=== Data ===
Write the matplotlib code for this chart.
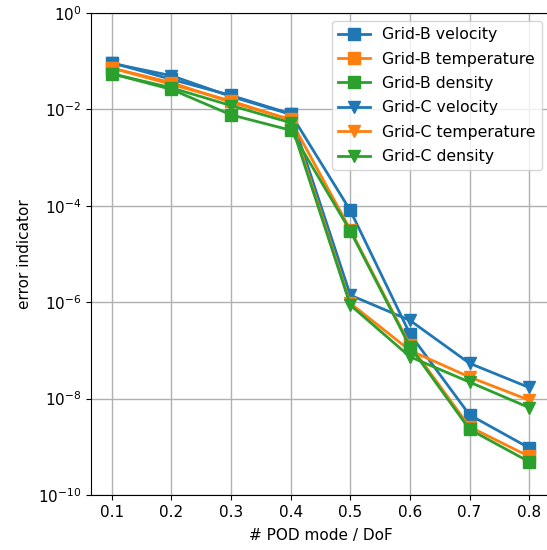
import matplotlib
matplotlib.use("Agg")
import matplotlib.pyplot as plt
from matplotlib.ticker import NullLocator

ratio = [0.1, 0.2, 0.3, 0.4, 0.5, 0.6, 0.7, 0.8]

b_vel = [0.093, 0.042, 0.0195, 0.0081, 8.0e-5, 2.2e-7, 4.6e-9, 9.5e-10]
b_tem = [0.072, 0.033, 0.0150, 0.0060, 3.2e-5, 1.3e-7, 2.6e-9, 6.3e-10]
b_den = [0.055, 0.026, 0.0077, 0.0037, 3.0e-5, 1.2e-7, 2.3e-9, 4.9e-10]
c_vel = [0.090, 0.050, 0.0185, 0.0079, 1.4e-6, 4.2e-7, 5.4e-8, 1.7e-8]
c_tem = [0.072, 0.036, 0.0140, 0.0062, 9.5e-7, 1.0e-7, 2.8e-8, 9.3e-9]
c_den = [0.055, 0.028, 0.0120, 0.0053, 8.7e-7, 7.4e-8, 2.2e-8, 6.5e-9]

y_ticks = [1e-10, 1e-8, 1e-6, 1e-4, 1e-2, 1e0]

BLUE = "#1f77b4"; ORANGE = "#ff7f0e"; GREEN = "#2ca02c"

fig = plt.figure(figsize=(5.47, 5.5), dpi=100)
ax = fig.add_axes([91/547, 55/550, 459/547, 482/550])

h = {}
h["bv"], = ax.semilogy(ratio, b_vel, "s-", color=BLUE, ms=8, lw=2, label="Grid-B velocity")
h["cv"], = ax.semilogy(ratio, c_vel, "v-", color=BLUE, ms=8, lw=2, label="Grid-C velocity")
h["bt"], = ax.semilogy(ratio, b_tem, "s-", color=ORANGE, ms=8, lw=2, label="Grid-B temperature")
h["ct"], = ax.semilogy(ratio, c_tem, "v-", color=ORANGE, ms=8, lw=2, label="Grid-C temperature")
h["bd"], = ax.semilogy(ratio, b_den, "s-", color=GREEN, ms=8, lw=2, label="Grid-B density")
h["cd"], = ax.semilogy(ratio, c_den, "v-", color=GREEN, ms=8, lw=2, label="Grid-C density")

ax.set_ylim(1e-10, 1)
ax.set_yticks(y_ticks)
ax.yaxis.set_minor_locator(NullLocator())
ax.set_xticks(ratio)
ax.grid(True, color="#b0b0b0", lw=1.0)
ax.set_xlabel("# POD mode / DoF", fontsize=11, labelpad=6)
ax.set_ylabel("error indicator", fontsize=11)
ax.tick_params(labelsize=11)

order = ["bv", "bt", "bd", "cv", "ct", "cd"]
ax.legend([h[k] for k in order], [h[k].get_label() for k in order],
          loc="upper right", fontsize=11.3, labelspacing=0.6)

fig.savefig("out.png", dpi=100)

=== Objective ===
Reproduce the listing exactly. Leave its pictures out.

=== Result ===
Write the matplotlib code for this chart.
import matplotlib
matplotlib.use("Agg")
import matplotlib.pyplot as plt
from matplotlib.ticker import NullLocator

ratio = [0.1, 0.2, 0.3, 0.4, 0.5, 0.6, 0.7, 0.8]

b_vel = [0.093, 0.042, 0.0195, 0.0081, 8.0e-5, 2.2e-7, 4.6e-9, 9.5e-10]
b_tem = [0.072, 0.033, 0.0150, 0.0060, 3.2e-5, 1.3e-7, 2.6e-9, 6.3e-10]
b_den = [0.055, 0.026, 0.0077, 0.0037, 3.0e-5, 1.2e-7, 2.3e-9, 4.9e-10]
c_vel = [0.090, 0.050, 0.0185, 0.0079, 1.4e-6, 4.2e-7, 5.4e-8, 1.7e-8]
c_tem = [0.072, 0.036, 0.0140, 0.0062, 9.5e-7, 1.0e-7, 2.8e-8, 9.3e-9]
c_den = [0.055, 0.028, 0.0120, 0.0053, 8.7e-7, 7.4e-8, 2.2e-8, 6.5e-9]

y_ticks = [1e-10, 1e-8, 1e-6, 1e-4, 1e-2, 1e0]

BLUE = "#1f77b4"; ORANGE = "#ff7f0e"; GREEN = "#2ca02c"

fig = plt.figure(figsize=(5.47, 5.5), dpi=100)
ax = fig.add_axes([91/547, 55/550, 459/547, 482/550])

h = {}
h["bv"], = ax.semilogy(ratio, b_vel, "s-", color=BLUE, ms=8, lw=2, label="Grid-B velocity")
h["cv"], = ax.semilogy(ratio, c_vel, "v-", color=BLUE, ms=8, lw=2, label="Grid-C velocity")
h["bt"], = ax.semilogy(ratio, b_tem, "s-", color=ORANGE, ms=8, lw=2, label="Grid-B temperature")
h["ct"], = ax.semilogy(ratio, c_tem, "v-", color=ORANGE, ms=8, lw=2, label="Grid-C temperature")
h["bd"], = ax.semilogy(ratio, b_den, "s-", color=GREEN, ms=8, lw=2, label="Grid-B density")
h["cd"], = ax.semilogy(ratio, c_den, "v-", color=GREEN, ms=8, lw=2, label="Grid-C density")

ax.set_ylim(1e-10, 1)
ax.set_yticks(y_ticks)
ax.yaxis.set_minor_locator(NullLocator())
ax.set_xticks(ratio)
ax.grid(True, color="#b0b0b0", lw=1.0)
ax.set_xlabel("# POD mode / DoF", fontsize=11, labelpad=6)
ax.set_ylabel("error indicator", fontsize=11)
ax.tick_params(labelsize=11)

order = ["bv", "bt", "bd", "cv", "ct", "cd"]
ax.legend([h[k] for k in order], [h[k].get_label() for k in order],
          loc="upper right", fontsize=11.3, labelspacing=0.6)

fig.savefig("out.png", dpi=100)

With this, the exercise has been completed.